Vorher gab es die Debatte darüber, wie eine Private Public Partnership aussehen kann. Jetzt ist der gordische Knoten durchschlagen. Auf der einen Seite sind die Sammler, die ihre Werke stiften und uns so gemeinsam mit den Werken, die im Depot der Nationalgalerie lagern, ein Museum der Moderne ermöglichen. Auf der anderen Seite gehen wir als Bundesrepublik in Vorleistung und bauen das Museum selbst. Das sind jetzt klare Verhältnisse. Der private Teil ist mit der Stiftung der Bilder abgehakt.

Dies lässt also vermuten: Die Bundesrepublik finanziert den Museumsbau selbst. Der Bau kann aber wohl auf privatrechtlichem Weg und damit viel schneller erfolgen, weil die privaten Sammler über ihre Stiftungen quasi mit zu Bauherren geworden sind.

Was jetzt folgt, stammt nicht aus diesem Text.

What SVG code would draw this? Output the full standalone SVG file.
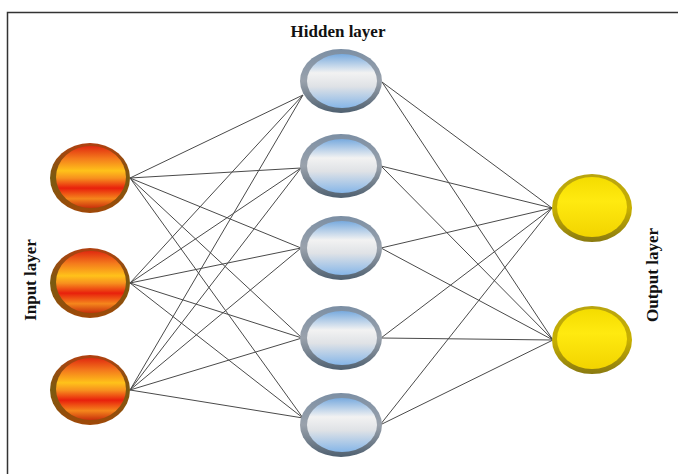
<svg xmlns="http://www.w3.org/2000/svg" width="678" height="474" viewBox="0 0 678 474">
<style>
.lbl{font-family:"Liberation Serif",serif;font-weight:bold;font-size:17px;fill:#111}
.cn line{stroke:#4a4a4a;stroke-width:1}
</style>
<defs>
<linearGradient id="gIn" x1="0" y1="0" x2="0" y2="1">
<stop offset="0" stop-color="#e02a10"/>
<stop offset="0.2" stop-color="#f47a1c"/>
<stop offset="0.4" stop-color="#ffc21a"/>
<stop offset="0.52" stop-color="#f7901e"/>
<stop offset="0.68" stop-color="#e8200c"/>
<stop offset="0.85" stop-color="#f5861c"/>
<stop offset="1" stop-color="#c8300c"/>
</linearGradient>
<linearGradient id="gInR" x1="0" y1="0" x2="0" y2="1">
<stop offset="0" stop-color="#b04010"/>
<stop offset="0.5" stop-color="#7a5a10"/>
<stop offset="1" stop-color="#a04808"/>
</linearGradient>
<linearGradient id="gHid" x1="0" y1="0" x2="0" y2="1">
<stop offset="0" stop-color="#78aade"/>
<stop offset="0.35" stop-color="#f2f2f2"/>
<stop offset="0.6" stop-color="#dfe2e6"/>
<stop offset="1" stop-color="#86b6e8"/>
</linearGradient>
<linearGradient id="gHidR" x1="0" y1="0" x2="0" y2="1">
<stop offset="0" stop-color="#7c8fa4"/>
<stop offset="0.5" stop-color="#9aa2ac"/>
<stop offset="1" stop-color="#4f6070"/>
</linearGradient>
<linearGradient id="gOut" x1="0" y1="0" x2="0" y2="1">
<stop offset="0" stop-color="#f4dc00"/>
<stop offset="0.4" stop-color="#ffea10"/>
<stop offset="1" stop-color="#f2d400"/>
</linearGradient>
<linearGradient id="gOutR" x1="0" y1="0" x2="0" y2="1">
<stop offset="0" stop-color="#b8a410"/>
<stop offset="0.5" stop-color="#c8b000"/>
<stop offset="1" stop-color="#8a7a10"/>
</linearGradient>
</defs>
<rect x="0" y="0" width="678" height="474" fill="#fff"/>
<path d="M7.5 474 V12.5 H678" fill="none" stroke="#333" stroke-width="1.5"/>
<text class="lbl" x="338" y="37" text-anchor="middle" font-size="18">Hidden layer</text>
<text class="lbl" transform="translate(36,280) rotate(-90)" text-anchor="middle">Input layer</text>
<text class="lbl" transform="translate(658,275) rotate(-90)" text-anchor="middle">Output layer</text>
<g id="connectors" class="cn">
<line x1="130" y1="178" x2="303" y2="95"/>
<line x1="130" y1="178" x2="301" y2="168"/>
<line x1="130" y1="178" x2="301" y2="248"/>
<line x1="130" y1="178" x2="302" y2="338"/>
<line x1="130" y1="178" x2="303" y2="418"/>
<line x1="130" y1="283" x2="303" y2="95"/>
<line x1="130" y1="283" x2="301" y2="168"/>
<line x1="130" y1="283" x2="301" y2="248"/>
<line x1="130" y1="283" x2="302" y2="338"/>
<line x1="130" y1="283" x2="303" y2="418"/>
<line x1="130" y1="390" x2="303" y2="95"/>
<line x1="130" y1="390" x2="301" y2="168"/>
<line x1="130" y1="390" x2="301" y2="248"/>
<line x1="130" y1="390" x2="302" y2="338"/>
<line x1="130" y1="390" x2="303" y2="418"/>
<line x1="382" y1="82" x2="552" y2="208"/>
<line x1="382" y1="82" x2="553" y2="340"/>
<line x1="381" y1="166" x2="552" y2="208"/>
<line x1="381" y1="166" x2="553" y2="340"/>
<line x1="381" y1="248" x2="552" y2="208"/>
<line x1="381" y1="248" x2="553" y2="340"/>
<line x1="381" y1="338" x2="552" y2="208"/>
<line x1="381" y1="338" x2="553" y2="340"/>
<line x1="380" y1="425" x2="552" y2="208"/>
<line x1="380" y1="425" x2="553" y2="340"/>
</g>
<g id="in1"><ellipse cx="90" cy="178" rx="40" ry="35" fill="url(#gInR)"/><ellipse cx="91" cy="177" rx="35" ry="31" fill="url(#gIn)"/></g>
<g id="in2"><ellipse cx="90" cy="283" rx="40" ry="35" fill="url(#gInR)"/><ellipse cx="91" cy="282" rx="35" ry="31" fill="url(#gIn)"/></g>
<g id="in3"><ellipse cx="90" cy="390" rx="40" ry="35" fill="url(#gInR)"/><ellipse cx="91" cy="389" rx="35" ry="31" fill="url(#gIn)"/></g>
<g id="h1"><ellipse cx="341" cy="81" rx="41" ry="32" fill="url(#gHidR)"/><ellipse cx="342" cy="81" rx="35" ry="27" fill="url(#gHid)"/></g>
<g id="h2"><ellipse cx="341" cy="166" rx="41" ry="32" fill="url(#gHidR)"/><ellipse cx="342" cy="166" rx="35" ry="27" fill="url(#gHid)"/></g>
<g id="h3"><ellipse cx="341" cy="248" rx="41" ry="32" fill="url(#gHidR)"/><ellipse cx="342" cy="248" rx="35" ry="27" fill="url(#gHid)"/></g>
<g id="h4"><ellipse cx="341" cy="338" rx="41" ry="32" fill="url(#gHidR)"/><ellipse cx="342" cy="338" rx="35" ry="27" fill="url(#gHid)"/></g>
<g id="h5"><ellipse cx="341" cy="425" rx="41" ry="32" fill="url(#gHidR)"/><ellipse cx="342" cy="425" rx="35" ry="27" fill="url(#gHid)"/></g>
<g id="o1"><ellipse cx="592" cy="208" rx="40" ry="34" fill="url(#gOutR)"/><ellipse cx="592" cy="207" rx="35" ry="30" fill="url(#gOut)"/></g>
<g id="o2"><ellipse cx="592" cy="340" rx="40" ry="34" fill="url(#gOutR)"/><ellipse cx="592" cy="339" rx="35" ry="30" fill="url(#gOut)"/></g>
</svg>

Bei dem →ÖPP-Bau des Bildungsministeriums war es anders: der Bau des Ministeriums wurde privat finanziert und dann an den Nutzer vermietet. Genau so stellte Stiftungspräsident Parzinger auch die diskutierte öffentlich-private Partnerschaft beim Museum der Moderne noch Mitte Oktober →im Tagesspiegel dar. Tatsächlich wird der Bau aber über Steuergelder finanziert.

 

Der optimistische Zeitrahmen

Aus der →Presseerklärung der Bundesregierung:

Es ist vorgesehen, im Zuge der ÖPP-Realisierung das EU-weite Vergabeverfahren im Jahr 2015 durchzuführen, so dass nach dessen Beendigung im Jahr 2016 der Zuschlag sowie der Baubeginn im Jahre 2017 erfolgen können. Nach einer voraussichtlichen Fertigstellung 2020 und der Übergabe an die Nationalgalerie könnte das Gebäude 2021 eröffnet werden.

 

Schlusswort

Es sieht ja richtig gut aus: Die schockierende Interims-»Lösung« für Gemäldegalerie und Skulpturensammlung im viel zu engen Bode-Museum ist schon lange abgesagt und jetzt scheint auch das Kulturforum auf dem richtigen Weg zu sein. So nahe an einer Heilung der städtebaulichen Wunde dort war man seit Jahrzehnten nicht mehr. Und auch die Sammlung Marx scheint jetzt gesichert.

Hochachtung: Frau Grütters versteht das politische Handwerk und hat den Mut, die Initiative für die Vollendung des Kulturforums zu ergreifen.